Incluso, tengo la sospecha de que alguna vez un hombre con el que tuve una relación me terminó por eso, por la “pluma”. Después empecé a atar cabos: era una persona que tenía unos discursos profundamente machistas, es decir, el miedo más grande a la feminidad. Además, algunas veces me había dicho que yo exacerbaba mi forma de ser amanerada cuando hablaba de temas LGBTI. Cuando terminó conmigo, buscó relaciones con hombres que tenían otros roles, más masculinos.

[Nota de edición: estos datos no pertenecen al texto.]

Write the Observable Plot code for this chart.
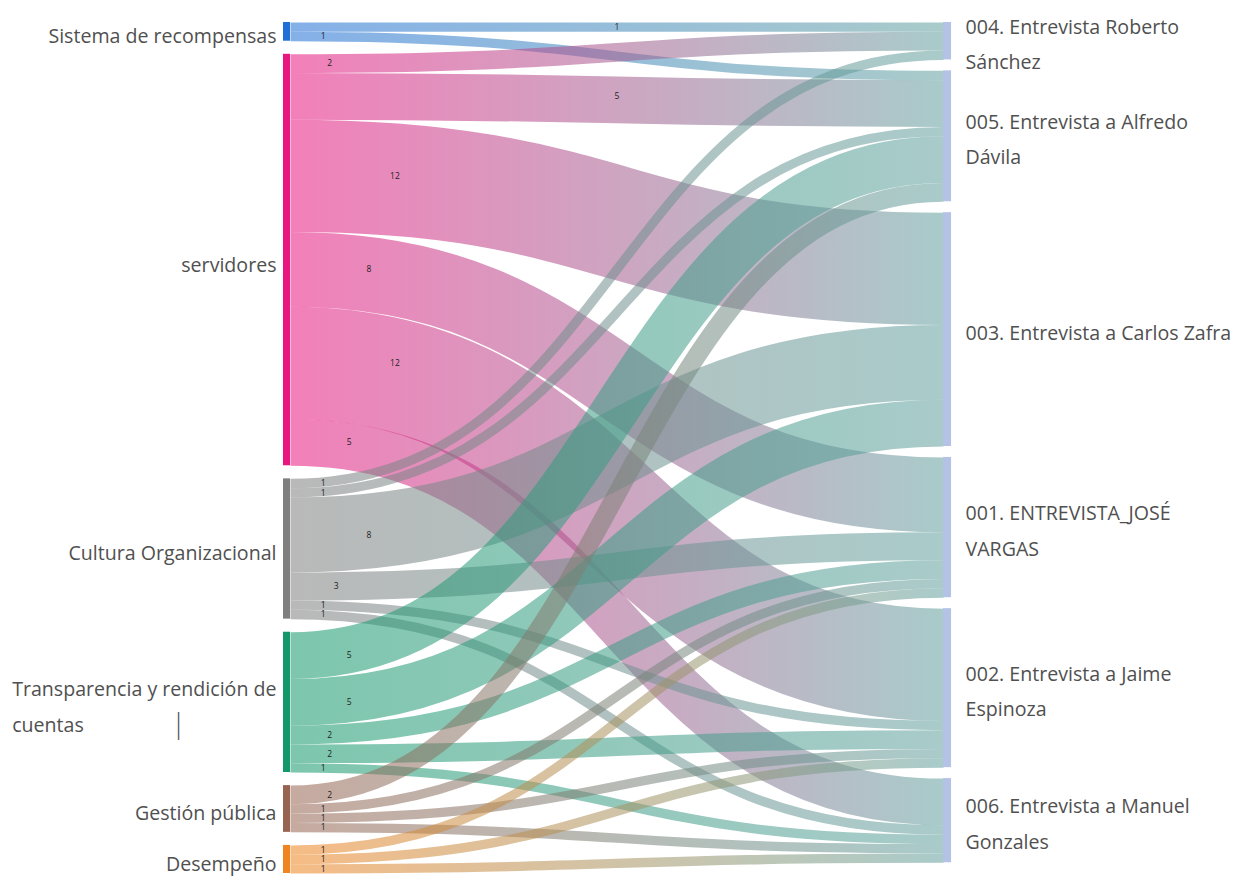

Sería muy cómodo decir que nunca he considerado la posibilidad de cambiar mi forma de ser, que siempre le apuesto a lo que soy, a mi forma de hablar. Pero sé que algunas veces, cuando leo un comentario “anti pluma” en alguna red social por parte de una persona que me atrae, me planteo la posibilidad de hacer ciertos cambios para no parecer tan amanerado. Pero, finalmente, aunque considere esa posibilidad, siempre termino desechándola y prefiriendo sentirme a gusto con lo amanerado que soy.
Ahora tengo 26 años y me aferro y reivindico esa forma de ser, la he convertido en un arma, en una herramienta que uso para estar presente todos los días en el espacio público, familiar y social. Eso, evidentemente, me ha llevado a tener cierta separación y a cuestionar la “G” de LGBTI. En ocasiones, no hay nada más problemático, excluyente y competitivo que Grindr, un sauna o una discoteca gay. Pero aislarse de esos espacios no creo que sea la solución. Siento que si me ausentara, si dejara de estar, perdería la oportunidad de reivindicar las múltiples formas de ser, porque la mía tampoco es la única.
Sigo socializando, sigo yendo a Chapinero, sigo teniendo mi círculo de amigos sexualmente diversos y sigo yendo a bares gays. Sigo estando presente pero no sin una voz y una mirada crítica. Es una lucha continua.
Este texto es producto de una entrevista hecha a Camilo Torres Rojas por Tania Tapia Jáuregui.